During the Catalyst Change Week (CCW), We Love Reading (WLR) orchestrated a compelling session titled “The Impact of WLR on Social Networks, Empowerment, and Wellbeing”. This session delved into the profound effects of We Love Reading’s initiatives on social networks, empowerment, and overall wellbeing, aligning with the overarching mission of CCW to drive positive change and collaboration.
Leading this insightful discourse were notable figures: Prof. Rana Dajani, the founder of We Love Reading; Lina Qtaishat, the Research Project Manager at We Love Reading; and Prof. Catherine Panter-Brick, a distinguished scholar hailing from Yale University. The trio engaged in an illuminating dialogue that unveiled the outcomes of We Love Reading’s most recent research endeavors, conducted in partnership with various universities.
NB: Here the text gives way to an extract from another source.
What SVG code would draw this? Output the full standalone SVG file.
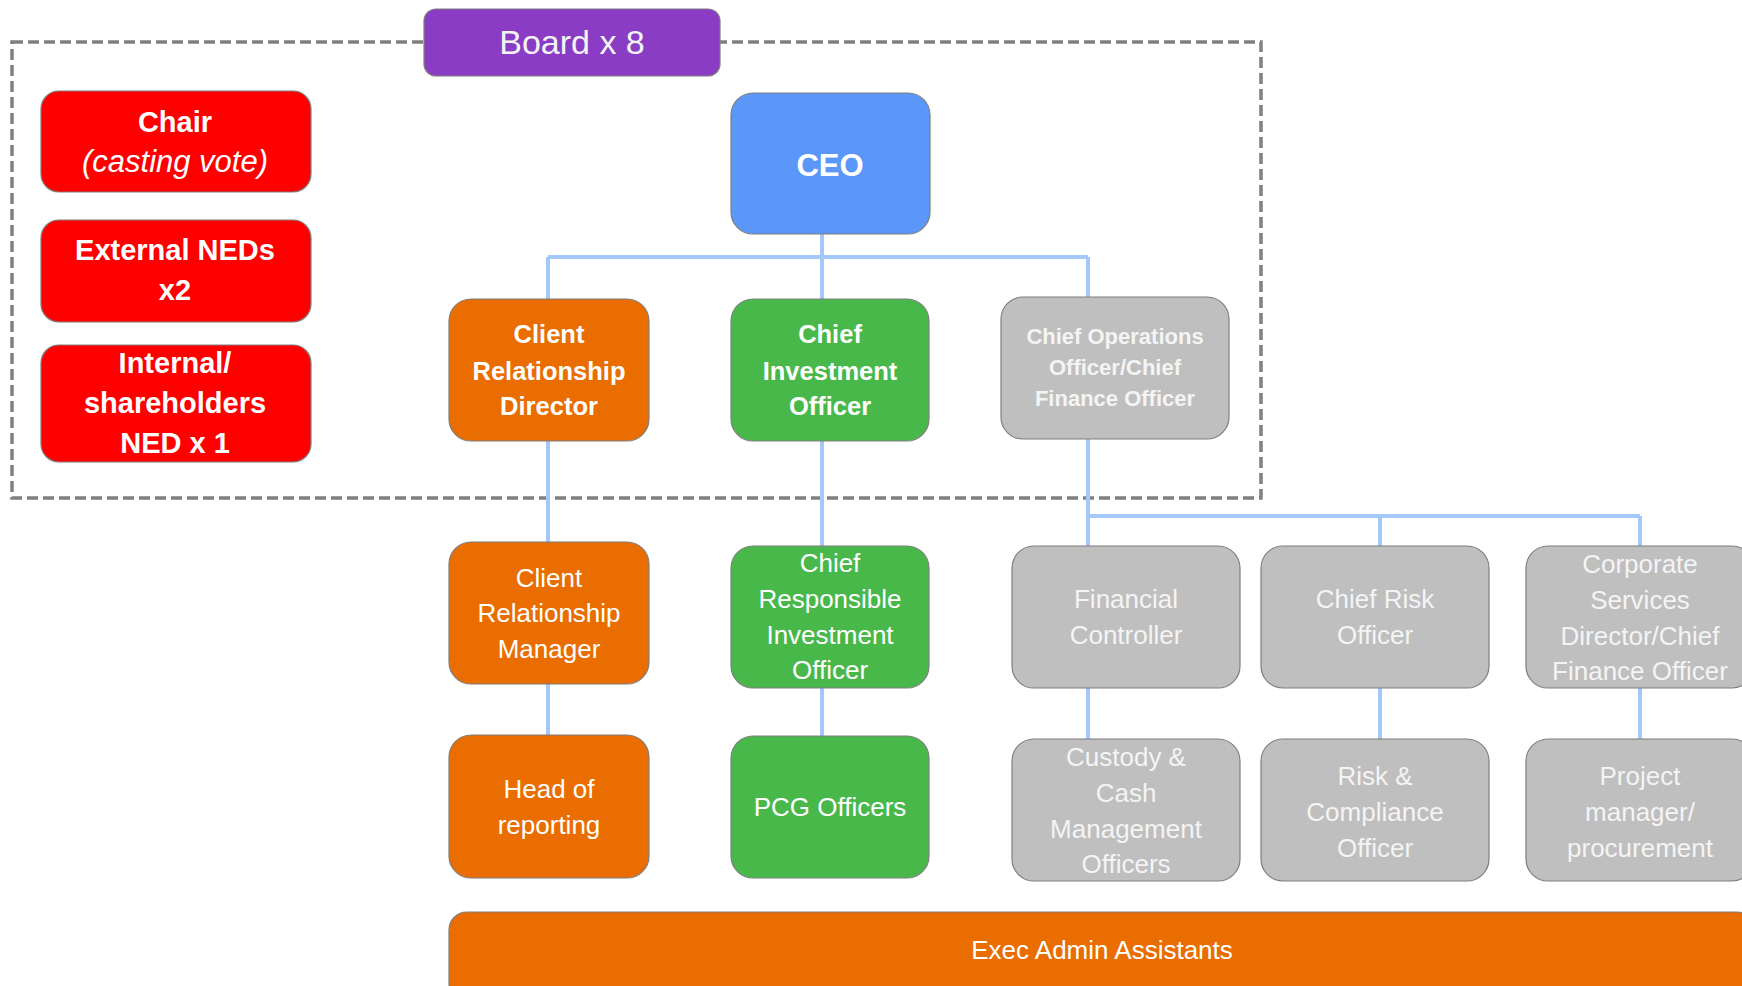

Moreover, the discussion revolved around the potential for scaling up these impactful results to reach a wider audience.
Lina Qtaishat offered a poignant reflection, stating, “To overcome the challenge in the samples, we learned in WLR to build trust between us and women in the communities, not only with the women but also with community-based [entities].” This emphasis on establishing trust emerged as a pivotal factor in the success of We Love Reading’s interventions.
Prof. Catherine Panter-Brick contributed valuable insights, sharing, “We know that social work is one of the pathways to human flourishing and social support. Our research on specific networks is showing that the more diverse social networks you have, the better the key towards fostering a sense of agency.” She continued, “Our research revealed that individuals who engaged as community volunteers felt more resourceful and had a higher sense of well-being. It is becoming increasingly evident that our work helps to understand how people think about social ties, empowerment, and wellbeing, and why they take leadership roles in their communities.”
Prof. Panter-Brick concluded, “If you have a small network and work within always the same people who are like you, you’re more likely to take advantage of social and economic opportunities.”
The session also offered a concise overview of the research under scrutiny. Social networks, encompassing intricate interactions and relationships among individuals, are recognized as pivotal for socioeconomic progress. Nonetheless, rigorous examination of their influence on women’s psychological empowerment and life satisfaction, particularly within resource-constrained Middle Eastern communities, remained scarce.
In 2022, We Love Reading worked on a research that documented the social networks of 215 women in Amman, Jordan, comprising 106 Syrian refugees and 109 Jordanians. Employing a randomized controlled trial, half of these women engaged in a comprehensive We Love Reading training day, while the other half did not. Comprehensive data collection transpired before (baseline) and after (endline) the WLR training, offering profound insights into the transformative potential of We Love Reading’s Program.
This session stood as a testament to the remarkable impact that collaborative efforts, like those fostered by Catalyst Change Week, can have in generating positive change at both individual and community levels.